## Raw data
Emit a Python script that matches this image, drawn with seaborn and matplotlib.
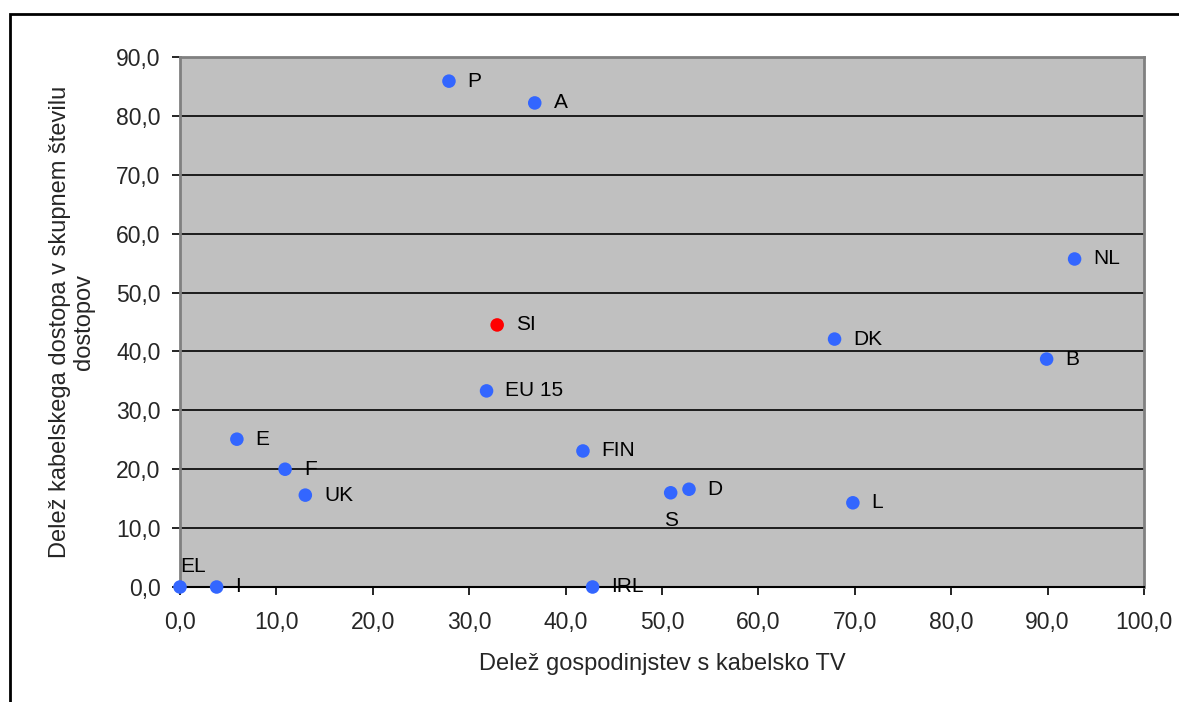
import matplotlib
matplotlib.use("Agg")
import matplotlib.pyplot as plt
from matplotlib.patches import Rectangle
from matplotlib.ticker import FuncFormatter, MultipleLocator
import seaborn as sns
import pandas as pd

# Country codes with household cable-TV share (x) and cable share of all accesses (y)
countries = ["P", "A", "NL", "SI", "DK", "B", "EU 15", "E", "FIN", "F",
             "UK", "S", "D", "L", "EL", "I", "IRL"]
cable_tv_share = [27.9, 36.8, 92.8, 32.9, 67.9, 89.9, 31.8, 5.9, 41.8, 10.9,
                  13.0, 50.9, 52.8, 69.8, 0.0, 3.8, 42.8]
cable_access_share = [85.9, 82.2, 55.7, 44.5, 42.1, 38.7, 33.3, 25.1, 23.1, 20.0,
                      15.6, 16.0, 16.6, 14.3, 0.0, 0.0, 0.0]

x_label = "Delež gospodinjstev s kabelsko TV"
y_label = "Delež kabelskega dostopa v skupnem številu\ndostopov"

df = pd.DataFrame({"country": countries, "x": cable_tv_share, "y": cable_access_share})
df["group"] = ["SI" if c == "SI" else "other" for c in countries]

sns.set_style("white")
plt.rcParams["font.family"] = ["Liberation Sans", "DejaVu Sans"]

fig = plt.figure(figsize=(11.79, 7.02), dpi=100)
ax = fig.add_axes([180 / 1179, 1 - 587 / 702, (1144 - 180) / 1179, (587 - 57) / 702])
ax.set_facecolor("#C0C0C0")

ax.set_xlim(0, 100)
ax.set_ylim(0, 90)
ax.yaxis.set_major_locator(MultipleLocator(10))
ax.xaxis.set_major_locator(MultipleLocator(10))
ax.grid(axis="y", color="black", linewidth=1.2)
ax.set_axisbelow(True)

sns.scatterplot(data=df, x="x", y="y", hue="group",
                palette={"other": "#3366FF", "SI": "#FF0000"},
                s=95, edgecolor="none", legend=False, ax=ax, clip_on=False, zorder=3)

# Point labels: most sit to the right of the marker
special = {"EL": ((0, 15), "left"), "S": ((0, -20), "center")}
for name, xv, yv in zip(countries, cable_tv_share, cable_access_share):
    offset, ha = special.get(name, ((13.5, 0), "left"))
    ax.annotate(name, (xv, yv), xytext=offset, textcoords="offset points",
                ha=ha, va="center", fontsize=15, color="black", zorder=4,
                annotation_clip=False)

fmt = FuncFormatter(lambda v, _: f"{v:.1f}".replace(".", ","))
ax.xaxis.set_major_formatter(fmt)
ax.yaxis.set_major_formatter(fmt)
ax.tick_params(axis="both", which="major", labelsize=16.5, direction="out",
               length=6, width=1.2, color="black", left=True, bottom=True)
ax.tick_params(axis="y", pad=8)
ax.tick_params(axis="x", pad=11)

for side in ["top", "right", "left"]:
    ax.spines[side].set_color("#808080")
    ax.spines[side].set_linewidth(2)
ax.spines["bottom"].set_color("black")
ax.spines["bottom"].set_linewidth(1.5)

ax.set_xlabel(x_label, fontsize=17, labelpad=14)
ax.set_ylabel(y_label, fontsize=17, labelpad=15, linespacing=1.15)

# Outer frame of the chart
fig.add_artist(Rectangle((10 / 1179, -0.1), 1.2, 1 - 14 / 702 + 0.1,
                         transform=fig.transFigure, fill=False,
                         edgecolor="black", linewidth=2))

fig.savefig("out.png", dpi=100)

## Task instructions
Take the listing above and print it exactly, apart from the pictures.

## Correct output
Emit a Python script that matches this image, drawn with seaborn and matplotlib.
import matplotlib
matplotlib.use("Agg")
import matplotlib.pyplot as plt
from matplotlib.patches import Rectangle
from matplotlib.ticker import FuncFormatter, MultipleLocator
import seaborn as sns
import pandas as pd

# Country codes with household cable-TV share (x) and cable share of all accesses (y)
countries = ["P", "A", "NL", "SI", "DK", "B", "EU 15", "E", "FIN", "F",
             "UK", "S", "D", "L", "EL", "I", "IRL"]
cable_tv_share = [27.9, 36.8, 92.8, 32.9, 67.9, 89.9, 31.8, 5.9, 41.8, 10.9,
                  13.0, 50.9, 52.8, 69.8, 0.0, 3.8, 42.8]
cable_access_share = [85.9, 82.2, 55.7, 44.5, 42.1, 38.7, 33.3, 25.1, 23.1, 20.0,
                      15.6, 16.0, 16.6, 14.3, 0.0, 0.0, 0.0]

x_label = "Delež gospodinjstev s kabelsko TV"
y_label = "Delež kabelskega dostopa v skupnem številu\ndostopov"

df = pd.DataFrame({"country": countries, "x": cable_tv_share, "y": cable_access_share})
df["group"] = ["SI" if c == "SI" else "other" for c in countries]

sns.set_style("white")
plt.rcParams["font.family"] = ["Liberation Sans", "DejaVu Sans"]

fig = plt.figure(figsize=(11.79, 7.02), dpi=100)
ax = fig.add_axes([180 / 1179, 1 - 587 / 702, (1144 - 180) / 1179, (587 - 57) / 702])
ax.set_facecolor("#C0C0C0")

ax.set_xlim(0, 100)
ax.set_ylim(0, 90)
ax.yaxis.set_major_locator(MultipleLocator(10))
ax.xaxis.set_major_locator(MultipleLocator(10))
ax.grid(axis="y", color="black", linewidth=1.2)
ax.set_axisbelow(True)

sns.scatterplot(data=df, x="x", y="y", hue="group",
                palette={"other": "#3366FF", "SI": "#FF0000"},
                s=95, edgecolor="none", legend=False, ax=ax, clip_on=False, zorder=3)

# Point labels: most sit to the right of the marker
special = {"EL": ((0, 15), "left"), "S": ((0, -20), "center")}
for name, xv, yv in zip(countries, cable_tv_share, cable_access_share):
    offset, ha = special.get(name, ((13.5, 0), "left"))
    ax.annotate(name, (xv, yv), xytext=offset, textcoords="offset points",
                ha=ha, va="center", fontsize=15, color="black", zorder=4,
                annotation_clip=False)

fmt = FuncFormatter(lambda v, _: f"{v:.1f}".replace(".", ","))
ax.xaxis.set_major_formatter(fmt)
ax.yaxis.set_major_formatter(fmt)
ax.tick_params(axis="both", which="major", labelsize=16.5, direction="out",
               length=6, width=1.2, color="black", left=True, bottom=True)
ax.tick_params(axis="y", pad=8)
ax.tick_params(axis="x", pad=11)

for side in ["top", "right", "left"]:
    ax.spines[side].set_color("#808080")
    ax.spines[side].set_linewidth(2)
ax.spines["bottom"].set_color("black")
ax.spines["bottom"].set_linewidth(1.5)

ax.set_xlabel(x_label, fontsize=17, labelpad=14)
ax.set_ylabel(y_label, fontsize=17, labelpad=15, linespacing=1.15)

# Outer frame of the chart
fig.add_artist(Rectangle((10 / 1179, -0.1), 1.2, 1 - 14 / 702 + 0.1,
                         transform=fig.transFigure, fill=False,
                         edgecolor="black", linewidth=2))

fig.savefig("out.png", dpi=100)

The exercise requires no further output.